Jane Underwood, my writing teacher, died in February after an 11-year battle with breast cancer. Her life will be celebrated in the AIDS Grove in Golden Gate Park tomorrow morning.
I’ve been trying to write this post all week.
My relationship with Jane was complicated. I met her the summer of 2002, when I signed up to take a Personal Essay Writing class she was teaching. I’d been writing essays for almost 10 years at that point, but I wanted to know how to do it better. How to do it right. The week after the class began, my brother died suddenly. I flew back to Michigan overnight. I told Jane I needed to drop the class and hoped I could get a credit to take it again another time, since I didn’t know how long I would have to be away, helping my parents clean out Allen’s house and settle his business.
To say I was shocked, stunned, and writing was the last thing on my mind would be to understate it. Even so, Jane wouldn’t let me drop the class. She encouraged me to write, whenever and whatever I could, as a way to work through my grief. She would be my partner, reading my work, offering gentle suggestions and careful criticism. It was some of the rawest work I’ve ever done. One of the pieces I wrote in the haze of grief became the introduction to Morbid Curiosity #7.
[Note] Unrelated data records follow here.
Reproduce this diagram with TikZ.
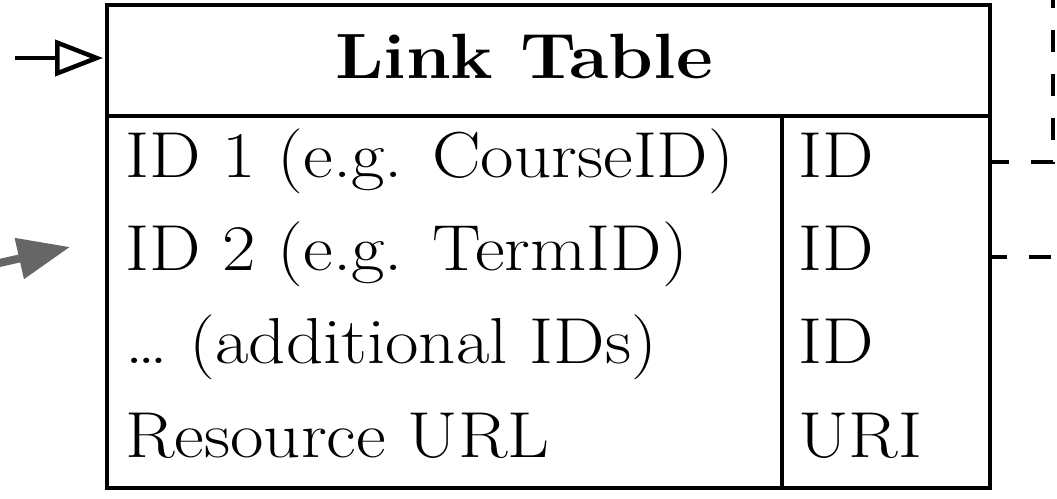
\documentclass[tikz,border=0pt]{standalone}
\usetikzlibrary{arrows.meta}
\newcommand{\wide}[1]{\scalebox{1.12}[1]{#1}}
\begin{document}
\begin{tikzpicture}[x=1pt,y=-1pt,
  frame/.style={draw=black,line width=4.8pt},
  celltext/.style={inner sep=0pt,anchor=base west,font=\fontsize{65}{72}\selectfont},
  headtext/.style={inner sep=0pt,anchor=base,font=\fontsize{64}{72}\selectfont\bfseries},
  fklink/.style={draw=black,line width=4pt,dash pattern=on 22pt off 22pt},
  inlink/.style={draw=black,line width=4pt,-{Triangle[open,length=48pt,width=36pt,line width=4.5pt]}},
  graylink/.style={draw=black!60,line width=8pt,-{Triangle[length=52pt,width=40pt]}}]
\useasboundingbox (0,0) rectangle (1057,498);
\fill[white] (0,0) rectangle (1057,498);

% table outline, header rule and column divider
\coordinate (tl) at (107,5);
\coordinate (br) at (990,488);
\coordinate (hl) at (107,116);
\coordinate (hr) at (990,116);
\coordinate (dtop) at (782,116);
\coordinate (dbot) at (782,488);
\draw[frame] (tl) rectangle (br);
\draw[frame] (hl) -- (hr);
\draw[frame] (dtop) -- (dbot);

% header
\node[headtext] (title) at (524,78) {\wide{Link Table}};

% rows
\node[celltext] (n1) at (125,177) {\wide{ID 1 (e.g. CourseID)}};
\node[celltext] (n2) at (125,270) {\wide{ID 2 (e.g. TermID)}};
\node[celltext] (n3) at (125,363) {\wide{\dots\ (additional IDs)}};
\node[celltext] (n4) at (125,457) {\wide{Resource URL}};
\node[celltext] (t1) at (798,177) {\wide{ID}};
\node[celltext] (t2) at (798,270) {\wide{ID}};
\node[celltext] (t3) at (798,363) {\wide{ID}};
\node[celltext] (t4) at (798,457) {\wide{URI}};

% incoming arrows on the left
\coordinate (inA) at (15,58);
\coordinate (inAend) at (103,58);
\draw[inlink] (inA) -- (inAend);
\coordinate (inB) at (-5,264);
\coordinate (inBend) at (70,247);
\draw[graylink] (inB) -- (inBend);

% dashed key links on the right
\coordinate (k1top) at (1053,0);
\coordinate (k1bend) at (1053,162);
\coordinate (k1box) at (990,162);
\draw[fklink,dash phase=14pt] (k1top) -- (k1bend) -- (k1box);
\coordinate (k2box) at (990,257);
\coordinate (k2out) at (1075,257);
\draw[fklink,dash phase=5pt] (k2box) -- (k2out);
\end{tikzpicture}
\end{document}
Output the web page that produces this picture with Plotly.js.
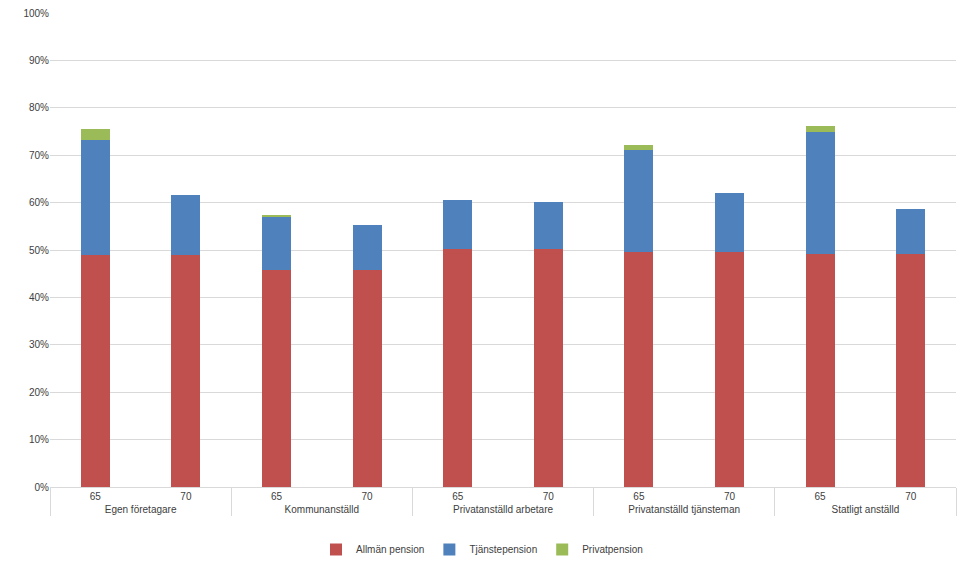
<!DOCTYPE html>
<html><head><meta charset="utf-8">
<script src="https://cdn.plot.ly/plotly-3.0.1.min.js"></script>
<style>body{margin:0;background:#fff}</style>
</head><body><div id="c" style="width:964px;height:564px"></div>
<script>
const groups = ["Egen företagare","Egen företagare","Kommunanställd","Kommunanställd","Privatanställd arbetare","Privatanställd arbetare","Privatanställd tjänsteman","Privatanställd tjänsteman","Statligt anställd","Statligt anställd"];
const ages = ["65","70","65","70","65","70","65","70","65","70"];
const allman = [0.49,0.49,0.458,0.458,0.502,0.502,0.495,0.495,0.492,0.492];
const tjanste = [0.243,0.126,0.112,0.095,0.104,0.099,0.217,0.126,0.256,0.095];
const privat = [0.022,0,0.003,0,0,0,0.01,0,0.013,0];
const x=[groups,ages];
const mk=(n,y,c)=>({type:'bar',name:n,x:x,y:y,marker:{color:c},hoverinfo:'y'});
Plotly.newPlot('c',[mk('Allmän pension',allman,'#C0504D'),mk('Tjänstepension',tjanste,'#4F81BD'),mk('Privatpension',privat,'#9BBB59')],{
 barmode:'stack',bargap:0.68,
 width:964,height:564,margin:{l:50,r:8,t:13,b:77,autoexpand:false},
 font:{family:'Liberation Sans, Arial',size:10,color:'#404040'},
 yaxis:{range:[0,1],dtick:0.1,tickformat:'.0%',gridcolor:'#d9d9d9',zeroline:false,ticks:'',automargin:false},
 xaxis:{automargin:false,showdividers:true,dividercolor:'#d9d9d9',showline:true,linecolor:'#d9d9d9',ticks:'outside',tickcolor:'#d9d9d9',ticklen:0},
 legend:{orientation:'h',traceorder:'normal',x:0.5,xanchor:'center',xref:'container',y:0,yref:'container',yanchor:'bottom',font:{size:10}},
 showlegend:true
},{displayModeBar:false});
</script></body></html>
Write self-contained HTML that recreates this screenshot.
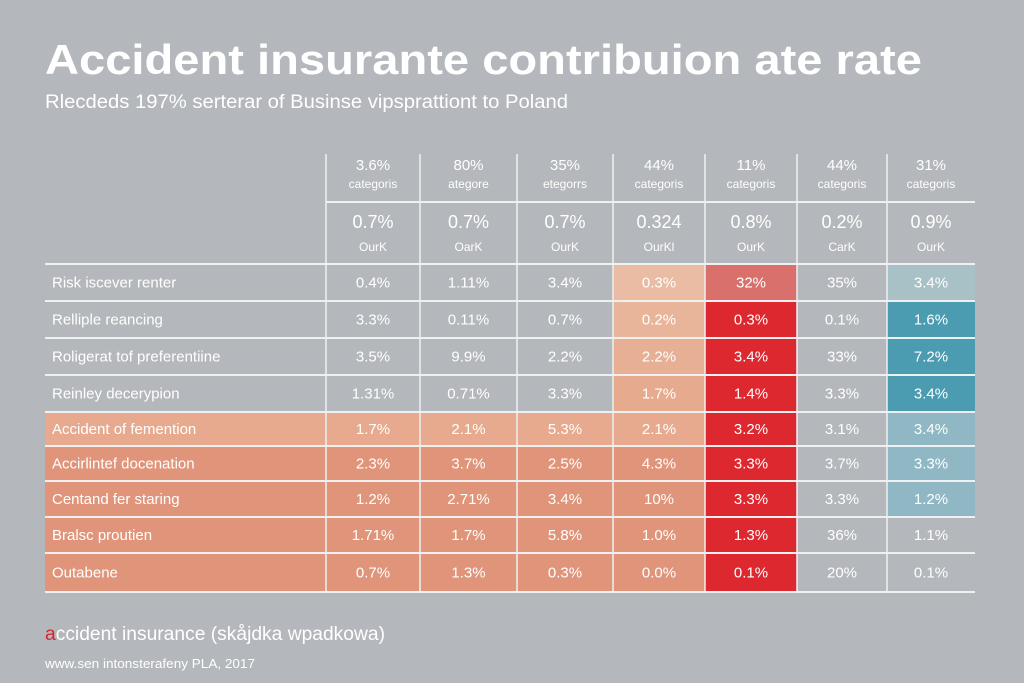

The Writing Salon was Jane’s business, her baby. She didn’t give refunds or credits. Once you paid your money, it was hers. Knowing how flakey writers can be, I appreciate that. She could have simply pointed me toward her “no refunds” policy and been done, but she let me vent at a time when I needed it desperately. She showed me how to spin pain so deep I couldn’t see into words. It was one of the turning points of my life.
Over the years, I took more classes at the Salon, some with Jane as teacher, others with Jane as a fellow student. I came to admire her candor and her diplomatic skills, her graceful writing and bravery in choosing topics. The Writing Salon introduced me to public speaking as a skill to study, as well as crafting a nonfiction book proposal (and I credit that class with netting me the bidding war for Morbid Curiosity Cures the Blues), blogging as a business, and podcasting.
I even worked for the Writing Salon for a couple of years, walking around San Francisco to put up flyers to advertise its classes. In return, Jane let me participate in her Round Robin classes for free. In the end, I took the Round Robin (or served as an alternate when Jane needed a sub to step in) 27 times. I used it to write short stories for both Haunted Mansion Project books and Demon Lovers, as well as the story I just sold to Fright Mare: Women Write Horror. I’ve written essays which have appeared in Wish You Were Here, Writing in Cafes, and in my blogs. I used the process to finish The Dangerous Type and work on The Shadow of Death, my work-in-progress. (A new session is starting on Monday — and you don’t have to be in San Francisco to take it.)
Jane also gave me my first opportunity to teach. I’ve struggled for years with learning how to read my work in public. Jane let me teach Reading Your Own Work for the first time in July 2012. It didn’t draw many students — and I would have taught the class for free. But Jane gave me my first teacher’s paycheck. It meant the world to me.
All of this was spooling out while Jane fought breast cancer. She was diagnosed in 2005 after she found a lump in her breast. Her insurance company dropped her — just as she was on the verge of chemotherapy — because it believed the cancer must have been a pre-existing condition. I was horrified by their callousness and galvanized into doing the Avon Walk twice to raise money for research.
Jane’s honesty when it came to her disease gave me a whole new admiration for her. She wasn’t content to pursue treatments that the doctors insisted were necessary. She did her own research, consulted experts, and put together her own regimen. It wasn’t an easy road: completely overhauling her old life, adopting a dog, moving in with her boyfriend, studying photography, all the while continuing to run the Writing Salon, without the benefit of health insurance or a “real” job.
Jane touched innumerable lives. She could be prickly and plain-spoken, stubborn and fierce. I never knew her well, but I knew she would always be honest with me. When she took one of my ideas for a writing class and gave it to other teachers who had a bigger draw, I was stung and separated myself from the Writing Salon for a while. I understood why she made the choice she did. It still hurt.
In October last year, I swallowed my pride and wrote to tell her I’d thanked her and the Writing Salon in my space opera trilogy. Over the course of all those Round Robins, I’d learned how to sit down and do the work. I wanted to acknowledge how much Jane had taught me. At that point, the cancer had spread to her bones and she was housebound, “doing my best,” she wrote, “to walk that tightrope between remaining hopeful/optimistic and being accepting/realistic.” She was still running the Writing Salon and trying to complete a collection of poems.
I knew Jane for the better part of 14 years. I learned an immense amount from her, even as she sometimes frustrated me. I am so sorry that she’s gone, but I’m glad her suffering is over at last. She will be missed.
I am sorry for the loss of your teacher who obviously had an impact on your writing. Your honesty in writing about the relationship would probably have pleased her.
Thanks, Jo Nell. She was quite a woman and I know my life is one of many that she touched.
A great post.
Thanks, Linda. Will I see you today?